*Exercise aim*:
Output every line exactly as written. Leave out pictures.

*Data*:
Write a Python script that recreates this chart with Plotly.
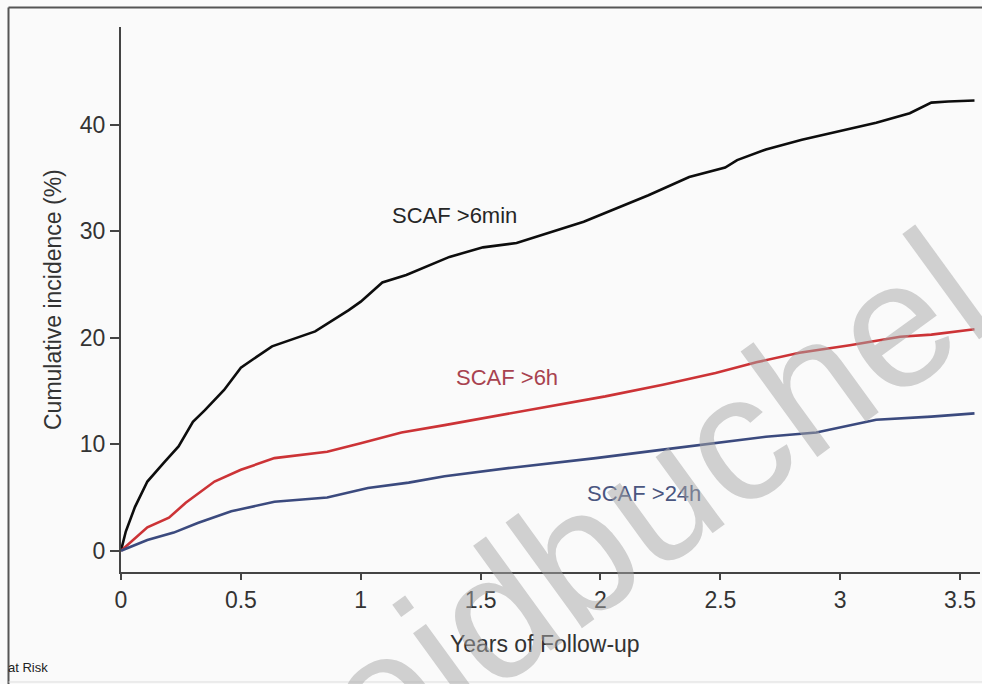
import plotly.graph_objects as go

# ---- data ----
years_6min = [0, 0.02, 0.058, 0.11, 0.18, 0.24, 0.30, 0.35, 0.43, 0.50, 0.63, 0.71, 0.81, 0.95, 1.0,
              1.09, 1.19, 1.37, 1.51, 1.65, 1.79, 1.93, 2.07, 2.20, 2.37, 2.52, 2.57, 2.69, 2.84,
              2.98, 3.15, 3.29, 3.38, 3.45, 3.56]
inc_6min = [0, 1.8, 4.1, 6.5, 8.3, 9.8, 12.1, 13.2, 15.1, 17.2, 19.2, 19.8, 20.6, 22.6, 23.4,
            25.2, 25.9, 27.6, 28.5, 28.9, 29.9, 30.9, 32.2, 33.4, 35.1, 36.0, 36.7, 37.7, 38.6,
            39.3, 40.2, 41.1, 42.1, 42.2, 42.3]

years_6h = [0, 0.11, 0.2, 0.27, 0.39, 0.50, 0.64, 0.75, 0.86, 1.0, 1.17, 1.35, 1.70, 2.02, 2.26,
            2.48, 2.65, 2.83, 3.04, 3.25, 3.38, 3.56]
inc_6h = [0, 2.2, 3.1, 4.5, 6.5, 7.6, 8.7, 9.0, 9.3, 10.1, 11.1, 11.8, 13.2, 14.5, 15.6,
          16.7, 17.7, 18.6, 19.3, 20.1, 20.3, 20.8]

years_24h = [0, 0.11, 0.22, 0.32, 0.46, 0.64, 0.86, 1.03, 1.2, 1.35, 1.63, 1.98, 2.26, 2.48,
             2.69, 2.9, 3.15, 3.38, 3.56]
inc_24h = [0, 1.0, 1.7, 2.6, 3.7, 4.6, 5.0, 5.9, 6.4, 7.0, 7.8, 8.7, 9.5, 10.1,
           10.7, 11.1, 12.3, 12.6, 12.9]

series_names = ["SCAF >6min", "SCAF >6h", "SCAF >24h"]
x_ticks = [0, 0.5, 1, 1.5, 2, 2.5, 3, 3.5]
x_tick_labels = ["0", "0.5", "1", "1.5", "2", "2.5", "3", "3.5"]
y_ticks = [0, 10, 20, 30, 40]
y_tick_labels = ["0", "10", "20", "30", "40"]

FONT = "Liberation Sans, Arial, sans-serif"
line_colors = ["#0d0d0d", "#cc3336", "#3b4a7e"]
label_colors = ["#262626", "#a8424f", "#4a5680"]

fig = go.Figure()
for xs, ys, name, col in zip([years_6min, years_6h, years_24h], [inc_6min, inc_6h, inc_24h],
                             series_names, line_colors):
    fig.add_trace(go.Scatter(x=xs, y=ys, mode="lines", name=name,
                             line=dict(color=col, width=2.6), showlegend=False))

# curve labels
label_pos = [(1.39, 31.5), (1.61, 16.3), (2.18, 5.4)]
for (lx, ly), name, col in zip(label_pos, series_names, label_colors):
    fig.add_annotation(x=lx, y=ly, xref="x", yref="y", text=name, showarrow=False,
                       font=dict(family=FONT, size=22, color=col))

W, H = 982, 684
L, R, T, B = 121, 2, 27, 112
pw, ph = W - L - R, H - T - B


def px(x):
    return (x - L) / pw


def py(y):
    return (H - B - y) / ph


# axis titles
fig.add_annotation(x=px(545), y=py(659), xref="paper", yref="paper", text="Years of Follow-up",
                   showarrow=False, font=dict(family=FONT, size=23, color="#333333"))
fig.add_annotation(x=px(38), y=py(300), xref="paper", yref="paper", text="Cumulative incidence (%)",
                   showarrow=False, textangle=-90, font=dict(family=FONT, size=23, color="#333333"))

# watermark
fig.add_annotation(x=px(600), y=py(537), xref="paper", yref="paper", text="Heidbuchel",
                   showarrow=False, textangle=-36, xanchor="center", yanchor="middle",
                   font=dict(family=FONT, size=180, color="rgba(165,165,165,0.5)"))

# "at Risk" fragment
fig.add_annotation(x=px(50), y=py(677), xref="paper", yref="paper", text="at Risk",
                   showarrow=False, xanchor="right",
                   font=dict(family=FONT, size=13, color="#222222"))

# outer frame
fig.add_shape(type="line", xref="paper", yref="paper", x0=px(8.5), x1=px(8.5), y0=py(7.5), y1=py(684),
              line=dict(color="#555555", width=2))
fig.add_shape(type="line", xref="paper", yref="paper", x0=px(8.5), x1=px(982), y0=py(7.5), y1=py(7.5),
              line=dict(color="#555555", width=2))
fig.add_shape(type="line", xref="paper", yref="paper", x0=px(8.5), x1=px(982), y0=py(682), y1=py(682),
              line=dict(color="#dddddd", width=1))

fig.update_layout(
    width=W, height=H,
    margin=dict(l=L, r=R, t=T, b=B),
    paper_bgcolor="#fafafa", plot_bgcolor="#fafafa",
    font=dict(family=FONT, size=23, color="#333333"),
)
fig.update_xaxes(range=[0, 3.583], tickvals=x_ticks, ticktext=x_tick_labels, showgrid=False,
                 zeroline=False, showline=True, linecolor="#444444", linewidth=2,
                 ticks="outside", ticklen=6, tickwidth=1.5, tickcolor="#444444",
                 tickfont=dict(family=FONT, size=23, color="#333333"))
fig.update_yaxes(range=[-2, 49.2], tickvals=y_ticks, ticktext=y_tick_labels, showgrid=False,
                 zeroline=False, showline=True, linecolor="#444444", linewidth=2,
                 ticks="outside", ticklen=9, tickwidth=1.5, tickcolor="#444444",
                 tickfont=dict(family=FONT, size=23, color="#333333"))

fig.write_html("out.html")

*Response*:
Write a Python script that recreates this chart with Plotly.
import plotly.graph_objects as go

# ---- data ----
years_6min = [0, 0.02, 0.058, 0.11, 0.18, 0.24, 0.30, 0.35, 0.43, 0.50, 0.63, 0.71, 0.81, 0.95, 1.0,
              1.09, 1.19, 1.37, 1.51, 1.65, 1.79, 1.93, 2.07, 2.20, 2.37, 2.52, 2.57, 2.69, 2.84,
              2.98, 3.15, 3.29, 3.38, 3.45, 3.56]
inc_6min = [0, 1.8, 4.1, 6.5, 8.3, 9.8, 12.1, 13.2, 15.1, 17.2, 19.2, 19.8, 20.6, 22.6, 23.4,
            25.2, 25.9, 27.6, 28.5, 28.9, 29.9, 30.9, 32.2, 33.4, 35.1, 36.0, 36.7, 37.7, 38.6,
            39.3, 40.2, 41.1, 42.1, 42.2, 42.3]

years_6h = [0, 0.11, 0.2, 0.27, 0.39, 0.50, 0.64, 0.75, 0.86, 1.0, 1.17, 1.35, 1.70, 2.02, 2.26,
            2.48, 2.65, 2.83, 3.04, 3.25, 3.38, 3.56]
inc_6h = [0, 2.2, 3.1, 4.5, 6.5, 7.6, 8.7, 9.0, 9.3, 10.1, 11.1, 11.8, 13.2, 14.5, 15.6,
          16.7, 17.7, 18.6, 19.3, 20.1, 20.3, 20.8]

years_24h = [0, 0.11, 0.22, 0.32, 0.46, 0.64, 0.86, 1.03, 1.2, 1.35, 1.63, 1.98, 2.26, 2.48,
             2.69, 2.9, 3.15, 3.38, 3.56]
inc_24h = [0, 1.0, 1.7, 2.6, 3.7, 4.6, 5.0, 5.9, 6.4, 7.0, 7.8, 8.7, 9.5, 10.1,
           10.7, 11.1, 12.3, 12.6, 12.9]

series_names = ["SCAF >6min", "SCAF >6h", "SCAF >24h"]
x_ticks = [0, 0.5, 1, 1.5, 2, 2.5, 3, 3.5]
x_tick_labels = ["0", "0.5", "1", "1.5", "2", "2.5", "3", "3.5"]
y_ticks = [0, 10, 20, 30, 40]
y_tick_labels = ["0", "10", "20", "30", "40"]

FONT = "Liberation Sans, Arial, sans-serif"
line_colors = ["#0d0d0d", "#cc3336", "#3b4a7e"]
label_colors = ["#262626", "#a8424f", "#4a5680"]

fig = go.Figure()
for xs, ys, name, col in zip([years_6min, years_6h, years_24h], [inc_6min, inc_6h, inc_24h],
                             series_names, line_colors):
    fig.add_trace(go.Scatter(x=xs, y=ys, mode="lines", name=name,
                             line=dict(color=col, width=2.6), showlegend=False))

# curve labels
label_pos = [(1.39, 31.5), (1.61, 16.3), (2.18, 5.4)]
for (lx, ly), name, col in zip(label_pos, series_names, label_colors):
    fig.add_annotation(x=lx, y=ly, xref="x", yref="y", text=name, showarrow=False,
                       font=dict(family=FONT, size=22, color=col))

W, H = 982, 684
L, R, T, B = 121, 2, 27, 112
pw, ph = W - L - R, H - T - B


def px(x):
    return (x - L) / pw


def py(y):
    return (H - B - y) / ph


# axis titles
fig.add_annotation(x=px(545), y=py(659), xref="paper", yref="paper", text="Years of Follow-up",
                   showarrow=False, font=dict(family=FONT, size=23, color="#333333"))
fig.add_annotation(x=px(38), y=py(300), xref="paper", yref="paper", text="Cumulative incidence (%)",
                   showarrow=False, textangle=-90, font=dict(family=FONT, size=23, color="#333333"))

# watermark
fig.add_annotation(x=px(600), y=py(537), xref="paper", yref="paper", text="Heidbuchel",
                   showarrow=False, textangle=-36, xanchor="center", yanchor="middle",
                   font=dict(family=FONT, size=180, color="rgba(165,165,165,0.5)"))

# "at Risk" fragment
fig.add_annotation(x=px(50), y=py(677), xref="paper", yref="paper", text="at Risk",
                   showarrow=False, xanchor="right",
                   font=dict(family=FONT, size=13, color="#222222"))

# outer frame
fig.add_shape(type="line", xref="paper", yref="paper", x0=px(8.5), x1=px(8.5), y0=py(7.5), y1=py(684),
              line=dict(color="#555555", width=2))
fig.add_shape(type="line", xref="paper", yref="paper", x0=px(8.5), x1=px(982), y0=py(7.5), y1=py(7.5),
              line=dict(color="#555555", width=2))
fig.add_shape(type="line", xref="paper", yref="paper", x0=px(8.5), x1=px(982), y0=py(682), y1=py(682),
              line=dict(color="#dddddd", width=1))

fig.update_layout(
    width=W, height=H,
    margin=dict(l=L, r=R, t=T, b=B),
    paper_bgcolor="#fafafa", plot_bgcolor="#fafafa",
    font=dict(family=FONT, size=23, color="#333333"),
)
fig.update_xaxes(range=[0, 3.583], tickvals=x_ticks, ticktext=x_tick_labels, showgrid=False,
                 zeroline=False, showline=True, linecolor="#444444", linewidth=2,
                 ticks="outside", ticklen=6, tickwidth=1.5, tickcolor="#444444",
                 tickfont=dict(family=FONT, size=23, color="#333333"))
fig.update_yaxes(range=[-2, 49.2], tickvals=y_ticks, ticktext=y_tick_labels, showgrid=False,
                 zeroline=False, showline=True, linecolor="#444444", linewidth=2,
                 ticks="outside", ticklen=9, tickwidth=1.5, tickcolor="#444444",
                 tickfont=dict(family=FONT, size=23, color="#333333"))

fig.write_html("out.html")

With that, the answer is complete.